Testifying was liberating even if I would never know what the jury thought. I still had the truth and I told it to the best of my ability. I was at peace with that.
Within no time, there was another Rule 29 introduced to the Court. My head spun around. Once again, we had an opportunity to say to the Judge that the case against me had not been proven. The Judge was an independent thinking judge and he watched me testify. There wasn’t a moment when the prosecutor on cross-examination was able to trip me up and say that I did something that I had been accused of. There wasn’t a time during my testimony that there was an epiphany that the prosecution had been waiting to expose. It didn’t happen.

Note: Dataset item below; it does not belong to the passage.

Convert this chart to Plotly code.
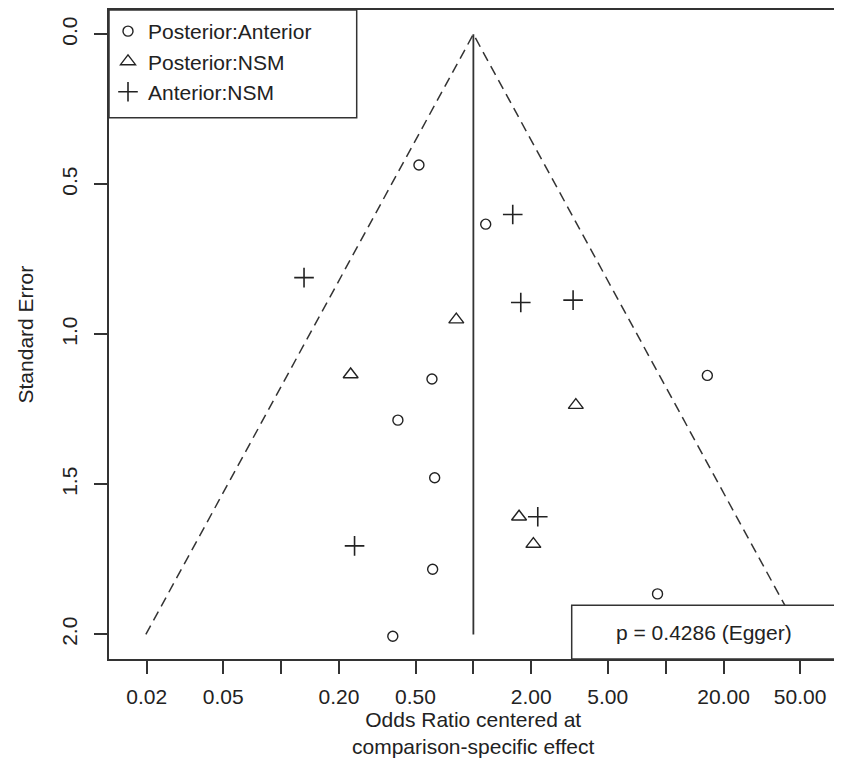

Rule 29. Another opportunity to have the judge dismiss the case before the jury had it. Disappointingly, the Judge had watched the jury sit through a 9-day trial and he decided that they would have the opportunity to reach a verdict. Obviously, I wanted to be found innocent. It seemed like the Judge was about to do it himself, but then….he didn’t. For whatever reason, the Judge gave the jury the case.

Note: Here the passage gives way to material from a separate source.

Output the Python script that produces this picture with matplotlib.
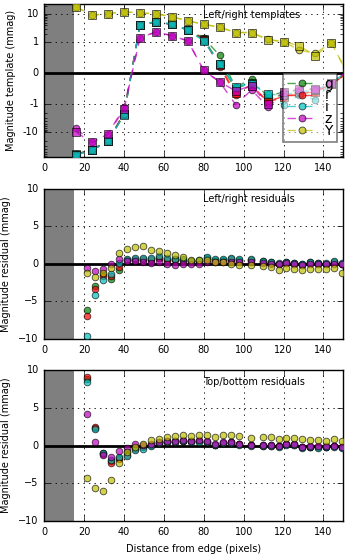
import matplotlib
matplotlib.use("Agg")
import matplotlib.pyplot as plt
from matplotlib.ticker import FixedLocator
from matplotlib.lines import Line2D

plt.style.use('classic')
plt.rcParams['font.family'] = ['DejaVu Sans']
plt.rcParams['font.size'] = 7
plt.rcParams['figure.facecolor'] = 'white'
plt.rcParams['savefig.facecolor'] = 'white'

bands = ['g', 'r', 'i', 'z', 'Y']
band_colors = ['g', 'r', 'c', 'm', 'y']

# ---- Top panel: left/right templates (circles = left, squares = right) ----
tmpl_x = [16, 24, 32, 40, 48, 56, 64, 72, 80, 88, 96, 104, 112, 120, 128, 136, 144, 152]
tmpl_left = {
    'g': [-60, -40, -20, -2.0, 4.0, 5.3, 4.3, 2.8, 1.4, 0.57, -0.45, -0.18, -0.75, -0.6, -0.55, -0.5, -0.3, 0.0],
    'r': [-62, -42, -21, -2.1, 4.0, 5.3, 4.3, 2.7, 1.3, 0.2, -0.7, -0.35, -0.95, -0.75, -0.65, -0.6, -0.35, 0.0],
    'i': [-64, -43, -21, -2.3, 4.1, 5.4, 4.3, 2.7, 1.1, 0.31, -0.44, -0.3, -0.68, -1.03, -0.7, -0.85, -0.3, 0.05],
    'z': [-7.3, -23, -11.5, -1.25, 1.44, 2.3, 1.7, 1.1, 0.09, -0.28, -1.03, -0.54, -1.2, -0.73, -0.6, -0.55, -0.3, 0.05],
    'Y': [17.9, 9.1, 10.5, 12, 11, 10.3, 8.0, 5.8, 4.3, 3.4, 2.2, 2.2, 1.27, 1.04, 0.74, 0.64, 0.98, 0.0],
}
tmpl_right = {
    'g': [-62, -42, -21, -2.2, 4.0, 5.3, 4.4, 2.8, 1.3, 0.3, -0.5, -0.3, -0.8, -0.7, -0.6, -0.55, -0.35, 0.0],
    'r': [-63, -43, -21, -2.3, 4.1, 5.3, 4.3, 2.7, 1.2, 0.25, -0.65, -0.4, -0.9, -0.75, -0.65, -0.6, -0.35, 0.0],
    'i': [-66, -43, -21, -2.4, 4.1, 5.4, 4.3, 2.7, 1.1, 0.31, -0.44, -0.35, -0.68, -0.7, -0.6, -0.55, -0.3, 0.05],
    'z': [-10, -23, -11.5, -1.5, 1.44, 2.3, 1.7, 1.1, 0.09, -0.28, -0.57, -0.4, -1.0, -0.6, -0.5, -0.5, -0.3, 0.05],
    'Y': [17.9, 9.1, 10.5, 12, 11, 10.3, 8.0, 5.8, 4.3, 3.4, 2.2, 2.2, 1.2, 1.04, 0.88, 0.56, 0.98, 0.0],
}

# ---- Residual panels ----
res_x = [21.5, 25.5, 29.5, 33.5, 37.5, 41.5, 45.5, 49.5, 53.5, 57.5, 61.5, 65.5, 69.5, 73.5, 77.5,
         81.5, 85.5, 89.5, 93.5, 97.5, 103.5, 109.5, 113.5, 117.5, 121.5, 125.5, 129.5, 133.5,
         137.5, 141.5, 145.5, 149.5]
lr_res = {
    'g': [-6.2, -3.0, -1.4, -1.95, -0.75, 0.5, 0.55, 0.55, 0.55, 0.75, 0.5, 0.67, 0.55, 0.4, 0.4, 0.75,
          0.5, 0.5, 0.65, 0.5, 0.55, 0.35, 0.2, 0.05, 0.2, 0.1, -0.05, 0.2, 0.1, 0.05, 0.3, 0.05],
    'r': [-7.0, -3.3, -1.6, -1.6, -0.35, 0.55, 0.6, 0.6, 0.6, 0.8, 0.5, 0.5, 0.5, 0.35, 0.35, 0.7,
          0.45, 0.45, 0.6, 0.45, 0.5, 0.3, 0.15, 0.0, 0.15, 0.05, -0.1, 0.15, 0.05, 0.0, 0.25, 0.0],
    'i': [-9.55, -4.2, -2.2, -1.33, 0.1, 0.7, 0.85, 0.85, 0.85, 1.07, 0.75, 0.67, 0.62, 0.45, 0.5, 0.9,
          0.62, 0.62, 0.8, 0.62, 0.67, 0.45, 0.3, 0.1, 0.27, 0.18, 0.0, 0.27, 0.18, 0.13, 0.4, 0.13],
    'z': [-0.58, -1.0, -0.67, -0.05, 0.7, 0.45, 0.4, 0.2, 0.1, 0.2, 0.0, -0.1, 0.0, -0.05, -0.05, 0.27,
          0.3, 0.3, 0.3, 0.22, 0.27, 0.1, 0.0, -0.05, 0.1, -0.05, -0.13, 0.05, 0.0, -0.05, 0.05, 0.0],
    'Y': [-1.2, -1.7, -1.25, -0.5, 1.42, 2.0, 2.3, 2.45, 1.85, 1.78, 1.42, 1.15, 0.93, 0.53, 0.53, 0.53,
          0.22, 0.3, -0.04, -0.18, -0.1, -0.3, -0.4, -0.75, -0.58, -0.62, -0.85, -0.62, -0.7, -0.62, -0.53, -1.15],
}
tb_res = {
    'g': [8.8, 2.3, -1.0, -2.1, -1.7, -0.8, -0.3, -0.1, 0.1, 0.4, 0.55, 0.55, 0.65, 0.6, 0.6, 0.5,
          0.12, 0.38, 0.45, 0.2, 0.08, 0.05, 0.05, -0.05, 0.2, 0.15, -0.18, -0.15, -0.15, -0.15, -0.05, -0.2],
    'r': [9.03, 2.5, -1.1, -2.26, -1.8, -1.2, -0.4, -0.2, 0.05, 0.35, 0.5, 0.5, 0.6, 0.55, 0.55, 0.45,
          0.1, 0.35, 0.4, 0.15, 0.05, 0.0, 0.0, -0.1, 0.15, 0.1, -0.2, -0.2, -0.2, -0.2, -0.1, -0.25],
    'i': [8.4, 2.2, -1.0, -1.9, -1.56, -1.38, -0.6, -0.4, -0.07, 0.3, 0.45, 0.45, 0.55, 0.5, 0.5, 0.4,
          0.05, 0.3, 0.35, 0.1, 0.0, -0.05, -0.05, -0.15, 0.1, 0.05, -0.3, -0.25, -0.3, -0.25, -0.15, -0.3],
    'z': [4.2, 0.5, -1.25, -1.47, -0.73, -0.3, 0.15, 0.1, 0.2, 0.46, 0.6, 0.6, 0.72, 0.64, 0.68, 0.55,
          0.15, 0.42, 0.5, 0.24, 0.1, 0.1, 0.1, -0.02, 0.24, 0.2, -0.15, -0.1, -0.1, -0.1, -0.02, -0.15],
    'Y': [-4.33, -5.65, -6.0, -4.55, -2.26, -0.9, -0.15, 0.2, 0.68, 0.9, 1.07, 1.25, 1.43, 1.3, 1.38, 1.43,
          1.12, 1.38, 1.43, 1.2, 1.0, 1.12, 1.12, 0.86, 1.0, 1.0, 0.8, 0.68, 0.77, 0.64, 0.86, 0.64],
}

tmpl_yticks = [-10, -1, 0, 1, 10]
tmpl_yticklabels = ['-10', '-1', '0', '1', '10']
res_yticks = [-10, -5, 0, 5, 10]
xticks = [0, 20, 40, 60, 80, 100, 120, 140]

fig = plt.figure(figsize=(3.51, 5.54), dpi=100)
ax1 = fig.add_axes([0.1262, 0.7161, 0.8519, 0.2767])
ax2 = fig.add_axes([0.1262, 0.3881, 0.8519, 0.2708])
ax3 = fig.add_axes([0.1262, 0.0590, 0.8519, 0.2736])

ALPHA = 0.7
MEW = 0.6

def common(ax):
    ax.axvspan(0, 15, color='#7f7f7f', zorder=0.5, lw=0)
    ax.axhline(0, color='k', lw=2, zorder=1.5)
    ax.set_xlim(0, 150)
    ax.set_xticks(xticks)
    ax.grid(True, color='k', linestyle=':', linewidth=0.6)
    ax.set_axisbelow(True)
    ax.tick_params(labelsize=7, direction='in', top=True, right=True)

# Top panel
ax1.set_yscale('symlog', linthresh=1, subs=[2, 3, 4, 5, 6, 7, 8, 9])
common(ax1)
handles = []
for b, c in zip(bands, band_colors):
    ax1.plot(tmpl_x, tmpl_left[b], linestyle='--', marker='o', color=c, alpha=ALPHA,
             ms=4.8, mec='k', mew=MEW, lw=1, zorder=3)
    ax1.plot(tmpl_x, tmpl_right[b], linestyle='--', marker='s', color=c, alpha=ALPHA,
             ms=5.2, mec='k', mew=MEW, lw=1, zorder=3)
    handles.append(Line2D([], [], linestyle='--', marker='o', color=c, alpha=ALPHA,
                          ms=5, mec='k', mew=MEW, lw=1))
ax1.set_ylim(-78, 23)
ax1.yaxis.set_major_locator(FixedLocator(tmpl_yticks))
ax1.set_yticklabels(tmpl_yticklabels)
ax1.set_ylabel('Magnitude template (mmag)', fontsize=7)
ax1.text(0.53, 0.93, 'Left/right templates', transform=ax1.transAxes, fontsize=7,
         ha='left', va='center')
leg = ax1.legend(handles, bands, loc='lower right', bbox_to_anchor=(0.98, 0.10),
                 borderaxespad=0, fontsize=10, numpoints=1, handlelength=2.2,
                 labelspacing=-0.16, borderpad=0.3, handletextpad=0.5,
                 framealpha=0.5, fancybox=False)
leg.get_frame().set_edgecolor('k')
leg.get_frame().set_linewidth(1.2)

# Middle panel
common(ax2)
for b, c in zip(bands, band_colors):
    ax2.plot(res_x, lr_res[b], linestyle='none', marker='o', color=c, alpha=ALPHA,
             ms=4.8, mec='k', mew=MEW, zorder=3)
ax2.set_ylim(-10, 10)
ax2.set_yticks(res_yticks)
ax2.set_ylabel('Magnitude residual (mmag)', fontsize=7)
ax2.text(0.53, 0.93, 'Left/right residuals', transform=ax2.transAxes, fontsize=7,
         ha='left', va='center')

# Bottom panel
common(ax3)
for b, c in zip(bands, band_colors):
    ax3.plot(res_x, tb_res[b], linestyle='none', marker='o', color=c, alpha=ALPHA,
             ms=4.8, mec='k', mew=MEW, zorder=3)
ax3.set_ylim(-10, 10)
ax3.set_yticks(res_yticks)
ax3.set_ylabel('Magnitude residual (mmag)', fontsize=7)
ax3.set_xlabel('Distance from edge (pixels)', fontsize=7)
ax3.text(0.53, 0.92, 'Top/bottom residuals', transform=ax3.transAxes, fontsize=7,
         ha='left', va='center')

fig.savefig('out.png', dpi=100)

Court was dismissed for the day so that the Jury could begin deliberations the next day.
We all went home. It was hard to know what to do when you are waiting for others to decide the path that your life will take. How long would it take for the Jury to decide? What questions would the jury pose while they deliberated? It kept you on the edge of your seat. I told my attorney that I wanted to go back to work while the jury deliberated. It would keep me somewhat busy. I wanted to see what it felt like to go back and do my job, step back into my “old life”. I wanted to see if it was still available and how I felt sitting in my chair at work.
My attorney, Dan, wouldn’t let me go back to work even though my office was very close by. When you are told there is a verdict, you have to pop into the Courtroom pretty quickly. Like everything else, I followed the attorney’s advice and sat with him trying to think of anything but how the verdict would turn out. Small talk was beyond Dan and me. Dan always had stacks of work to do so I watched him and pondered nothing. Nothing. I wanted to think about nothing. That sounded great. I couldn’t let my mind succumb to the worst that could happen because it shouldn’t happen. It just wouldn’t be right. I knew it was possible. I couldn’t let my thoughts set me free either because that would be too liberating too fast.
So we waited.
Surprisingly, the Jury came back the next day with a verdict ready to present.
I was alone but incredibly strong. I wanted to hold on to this feeling forever. Just think of what I could do if I could channel this feeling and passion into other causes. I sat in this feeling as I waited to hear my fate.